Comme beaucoup d’autres personnes cherchant fortune à Séoul, Tripathi, qui est originaire de Delhi, a dû affronter et surmonter de nombreuses barrières culturelles et linguistiques pendant plus de dix ans. Mais, tout comme Ali, il est resté optimiste et ne s’est pas laissé abattre, ce qui lui a permis de jouer dans des films comme Ode to My Father et dans la série télévisée Descendants of the Sun, qui a connu un grand succès en 2016. En cours de route, il s’est fait des amis et a beaucoup appris sur la Corée du Sud et sa culture. « Je savais qu’il y aurait des défis, mais je suis un gars très positif, curieux et amical, et j’ai passé onze agréables années en Corée. »
La concurrence pour le rôle d’Ali était féroce et Tripathi a dû passer trois auditions différentes avant d’être officiellement sélectionné, mais son travail acharné a payé puisqu’il a su séduire le réalisateur et scénariste Hwang Dong-hyuk.

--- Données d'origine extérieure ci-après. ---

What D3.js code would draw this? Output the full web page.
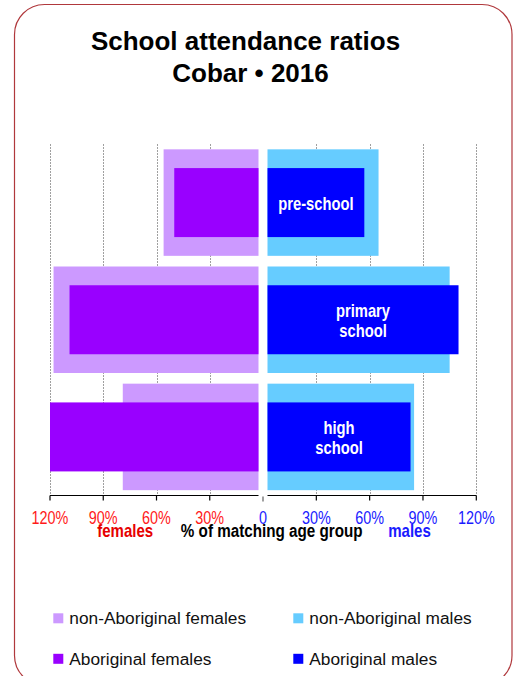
<!DOCTYPE html>
<html>
<head>
<meta charset="utf-8">
<script src="https://cdn.jsdelivr.net/npm/d3@7"></script>
<style>
  html, body { margin: 0; padding: 0; background: #fff; }
  svg { display: block; font-family: "Liberation Sans", Arial, sans-serif; }
</style>
</head>
<body>
<div id="chart"></div>
<script>
// School attendance ratios, Cobar 2016 — % of matching age group
const categories = ["pre-school", "primary school", "high school"];
const categoryLines = [["pre-school"], ["primary", "school"], ["high", "school"]];
const nonAboriginalFemales = [56, 118, 79];
const aboriginalFemales = [50, 109, 120];
const nonAboriginalMales = [65, 105, 85];
const aboriginalMales = [57, 110, 83];
const tickValues = [0, 30, 60, 90, 120];
const tickLabels = ["0", "30%", "60%", "90%", "120%"];
const legendItems = [
  ["non-Aboriginal females", "#cc99ff"],
  ["non-Aboriginal males", "#66ccff"],
  ["Aboriginal females", "#9900ff"],
  ["Aboriginal males", "#0000ff"]
];

const W = 517, H = 676;
const svg = d3.select("#chart").append("svg").attr("width", W).attr("height", H);

// rounded frame
svg.append("rect")
  .attr("x", 14.5).attr("y", 4.5).attr("width", 497.5).attr("height", 681)
  .attr("rx", 30).attr("ry", 30)
  .attr("fill", "#fff").attr("stroke", "#b0383c").attr("stroke-width", 1.2);

// title
const title = svg.append("g").attr("font-weight", "bold").attr("font-size", 26).attr("fill", "#000");
title.append("text").attr("x", 245.5).attr("y", 50).attr("text-anchor", "middle").text("School attendance ratios");
title.append("text").attr("x", 250.5).attr("y", 81.5).attr("text-anchor", "middle").text("Cobar \u2022 2016");

// layout
const centre = 263;
const gap = 4.5;
const plotTop = 144, plotBottom = 495.5;
const xL = d3.scaleLinear().domain([0, 120]).range([centre, 50]);
const xR = d3.scaleLinear().domain([0, 120]).range([centre, 476.3]);
const y = d3.scaleBand().domain(categories).range([plotTop, plotBottom]);
const outerH = 106.5, innerH = 69;

// narrow text helper (condensed sans)
function narrowText(g, x, yy, txt, sx) {
  return g.append("text")
    .attr("transform", `translate(${x},${yy}) scale(${sx},1)`)
    .attr("text-anchor", "middle")
    .text(txt);
}

// gridlines
const grid = svg.append("g").attr("stroke", "#a0a0a0").attr("stroke-width", 1).attr("stroke-dasharray", "2,1");
tickValues.filter(v => v > 0).forEach(v => {
  grid.append("line").attr("x1", Math.round(xL(v)) + 0.5).attr("x2", Math.round(xL(v)) + 0.5)
    .attr("y1", plotTop).attr("y2", plotBottom);
  grid.append("line").attr("x1", Math.round(xR(v)) + 0.5).attr("x2", Math.round(xR(v)) + 0.5)
    .attr("y1", plotTop).attr("y2", plotBottom);
});

// bars
function bars(data, scale, side, h, color) {
  svg.append("g").selectAll("rect").data(data).join("rect")
    .attr("x", (d) => side < 0 ? scale(d) : scale(0) + gap)
    .attr("width", (d) => side < 0 ? (scale(0) - gap) - scale(d) : scale(d) - (scale(0) + gap))
    .attr("y", (d, i) => y(categories[i]) + (y.bandwidth() - h) / 2)
    .attr("height", h)
    .attr("fill", color);
}
bars(nonAboriginalFemales, xL, -1, outerH, "#cc99ff");
bars(aboriginalFemales, xL, -1, innerH, "#9900ff");
bars(nonAboriginalMales, xR, 1, outerH, "#66ccff");
bars(aboriginalMales, xR, 1, innerH, "#0000ff");

// category labels inside male bars
const catG = svg.append("g").attr("fill", "#fff").attr("font-weight", "bold").attr("font-size", 18);
categoryLines.forEach((lines, i) => {
  const cy = y(categories[i]) + y.bandwidth() / 2;
  const cx = (xR(0) + gap + xR(aboriginalMales[i])) / 2;
  lines.forEach((ln, j) => {
    narrowText(catG, cx, cy + 7 - (lines.length - 1) * 10 + j * 20, ln, 0.82);
  });
});

// axes
const axG = svg.append("g");
axG.append("line").attr("x1", xL(120)).attr("x2", xL(0) - gap).attr("y1", plotBottom).attr("y2", plotBottom)
  .attr("stroke", "#000").attr("stroke-width", 1.2);
axG.append("line").attr("x1", xR(0) + gap).attr("x2", xR(120)).attr("y1", plotBottom).attr("y2", plotBottom)
  .attr("stroke", "#000").attr("stroke-width", 1.2);
tickValues.filter(v => v > 0).forEach(v => {
  [xL(v), xR(v)].forEach(x => {
    axG.append("line").attr("x1", x).attr("x2", x).attr("y1", plotBottom).attr("y2", plotBottom + 5)
      .attr("stroke", "#000").attr("stroke-width", 1.2);
  });
});
axG.append("line").attr("x1", centre).attr("x2", centre).attr("y1", plotBottom + 1).attr("y2", plotBottom + 6)
  .attr("stroke", "#777").attr("stroke-width", 1.4);

// tick labels
const tl = svg.append("g").attr("font-size", 18);
tickValues.forEach((v, i) => {
  if (v > 0) narrowText(tl, xL(v), 523.5, tickLabels[i], 0.8).attr("fill", "#ff1a1a");
  narrowText(tl, xR(v), 523.5, tickLabels[i], 0.8).attr("fill", "#1a1aff");
});

// axis captions
const cap = svg.append("g").attr("font-weight", "bold").attr("font-size", 17.5);
narrowText(cap, 125.2, 537, "females", 0.86).attr("fill", "#e60000");
narrowText(cap, 271.7, 537, "% of matching age group", 0.87).attr("fill", "#000");
narrowText(cap, 409.5, 537, "males", 0.86).attr("fill", "#1a1aff");

// legend
const lg = svg.append("g").attr("font-size", 17.3).attr("fill", "#111");
const legX = [53.3, 293.3], legY = [613.3, 653.8];
legendItems.forEach(([label, color], i) => {
  const col = i % 2, row = Math.floor(i / 2);
  lg.append("rect").attr("x", legX[col]).attr("y", legY[row]).attr("width", 10).attr("height", 10).attr("fill", color);
  lg.append("text").attr("x", legX[col] + 16).attr("y", legY[row] + 10.8).text(label);
});
</script>
</body>
</html>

« Il est difficile de trouver de bons acteurs étrangers en Corée, a déclaré Hwang. Tripathi est apparu à l’improviste. Il parlait couramment le coréen et savait jouer la comédie. Sa palette émotionnelle était vraiment étonnante. »

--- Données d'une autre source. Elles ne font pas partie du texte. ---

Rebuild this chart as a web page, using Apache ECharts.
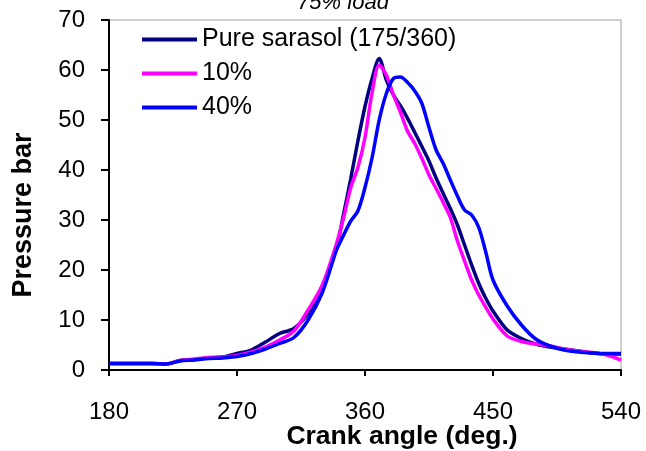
<!DOCTYPE html>
<html>
<head>
<meta charset="utf-8">
<script src="https://cdn.jsdelivr.net/npm/echarts@6/dist/echarts.min.js"></script>
<style>html,body{margin:0;padding:0;background:#fff}#c{width:646px;height:451px}</style>
</head>
<body>
<div id="c"></div>
<script>
const angles = [180,190,200,210,220,230,240,250,260,270,280,290,300,310,320,330,340,345,350,355,360,365,370,375,380,385,390,395,400,405,410,415,420,425,430,435,440,445,450,460,470,480,490,500,510,520,530,540];
const pureSarasol = [1.3,1.3,1.3,1.3,1.2,1.9,2.1,2.4,2.6,3.3,4.0,5.6,7.3,8.3,11.3,16.5,24.5,31.3,38.3,45.8,52.7,58.3,62.3,58,55,52.8,50.3,47.5,44.7,41.8,38.4,35.3,32.3,29,25,21,17.3,14.3,11.8,8,6.3,5.2,4.6,4.2,3.8,3.4,3.2,3.2];
const blend10 = [1.3,1.3,1.3,1.3,1.2,1.9,2.2,2.5,2.6,2.9,3.6,4.6,6.0,7.8,12,17,25.3,30.5,36.5,40.5,46.5,55.5,61,59,55,51.5,47.7,45.3,42.3,39,36.3,33.5,30.5,25.8,21.8,18,15,12.5,10.2,6.8,5.7,5.2,4.8,4.2,3.8,3.5,3.0,2.0];
const blend40 = [1.3,1.3,1.3,1.3,1.2,1.8,2.0,2.3,2.4,2.7,3.3,4.2,5.3,6.5,10,15.5,24,27,29.8,31.8,36.5,42.5,50,55.3,58.3,58.6,57.5,55.8,53.3,48.5,44,41.3,38,34.8,32,31,28.5,23.5,18,12.8,9,6.2,4.8,4.0,3.6,3.4,3.3,3.3];
const seriesNames = ['Pure sarasol (175/360)','10%','40%'];
const seriesColors = ['#000080','#ff00ff','#0000ff'];
const xTicks = {min:180,max:540,interval:90};
const yTicks = {min:0,max:70,interval:10};

const allData = [pureSarasol, blend10, blend40];
const chart = echarts.init(document.getElementById('c'));
const font = '"Liberation Sans", Arial, sans-serif';
chart.setOption({
  animation:false,
  title:{text:'75% load',left:338,top:-13,textAlign:'center',
    textStyle:{fontFamily:font,fontStyle:'italic',fontWeight:'normal',fontSize:22,color:'#000'}},
  grid:{left:109,right:25,top:20,bottom:81,show:true,borderColor:'#a0a0a0',borderWidth:1,
    containLabel:false,outerBoundsMode:'none'},
  legend:{orient:'vertical',left:137,top:22,itemWidth:55,itemHeight:4,itemGap:9,icon:'rect',
    textStyle:{fontFamily:font,fontSize:25,color:'#000',lineHeight:22},
    data:seriesNames.map((n,i)=>({name:n,icon:'rect',itemStyle:{color:seriesColors[i]}}))},
  xAxis:{type:'value',min:xTicks.min,max:xTicks.max,interval:xTicks.interval,
    name:'Crank angle (deg.)',nameLocation:'middle',nameGap:53,nameMoveOverlap:false,
    nameTextStyle:{fontFamily:font,fontWeight:'bold',fontSize:26.5,color:'#000',padding:[0,0,0,74]},
    axisLine:{lineStyle:{color:'#000',width:2}},
    axisTick:{show:true,inside:false,length:6,lineStyle:{color:'#000',width:2}},
    axisLabel:{margin:30,fontFamily:font,fontSize:24,color:'#000'},
    splitLine:{show:false}},
  yAxis:{type:'value',min:yTicks.min,max:yTicks.max,interval:yTicks.interval,
    name:'Pressure bar',nameLocation:'middle',nameGap:72,nameMoveOverlap:false,
    nameTextStyle:{fontFamily:font,fontWeight:'bold',fontSize:27,color:'#000',padding:[0,40,0,0]},
    axisLine:{show:true,lineStyle:{color:'#000',width:2}},
    axisTick:{show:true,inside:false,length:8,lineStyle:{color:'#000',width:2}},
    axisLabel:{margin:24,fontFamily:font,fontSize:24,color:'#000'},
    splitLine:{show:false}},
  series: seriesNames.map((n,i)=>({
    name:n,type:'line',smooth:0.3,symbol:'none',
    data:angles.map((a,j)=>[a,allData[i][j]]),
    lineStyle:{color:seriesColors[i],width:3.5},
    itemStyle:{color:seriesColors[i]},
    z:2+i
  }))
});
</script>
</body>
</html>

Tripathi se souvient de ce coup de fil de Netflix qui a changé sa vie. « Je me suis mis à danser de joie et j’ai immédiatement annoncé la nouvelle à ma famille et à mes amis », dit-il. Mais il se souvient aussi de l’immense pression qu’il a ressentie en apprenant que la série allait être diffusée dans 190 pays.
Il a été époustouflé par le scénario et dit l’avoir lu « d’une traite ». « L’idée de miser sa vie dans des jeux pour enfants m’a laissé une forte impression, dit-il. De plus, chaque personnage doit faire face à son propre conflit personnel. Chaque jour passé sur le plateau a été une expérience vraiment fascinante. »
Bien sûr, les amateurs de drames de survie savent que les personnages connaissent généralement une fin tragique. Dans le cas d’Ali, c’est aux mains d’une personne en qui il a confiance, lors d’une scène cruciale du sixième épisode. Sa mort (et ses yeux pleins de larmes lorsqu’il comprend la trahison) est devenue l’une des scènes les plus déchirantes de toute la série.
« Le rôle d’Ali nous enseigne que vous avez beau être gentil, serviable et innocent, certaines personnes en profiteront toujours », écrit un fan au cœur brisé. « Tout ce que j’ai à dire, c’est qu’Ali méritait le monde », écrit un autre.
« J’aimerais embrasser tous les fans personnellement et leur exprimer ma gratitude pour l’amour qu’ils portent à mon personnage », dit Tripathi, ajoutant qu’il essaie de lire tous les messages qu’il reçoit.
Cet article est donc un hommage à Ali Abdul, dont la bravoure et la gentillesse l’ont distingué de la foule d’individus violents, perfides et meurtriers qui peuplent Squid Game. Et, oui, Tripathi a pu garder le désormais emblématique jogging vert floqué du numéro 199.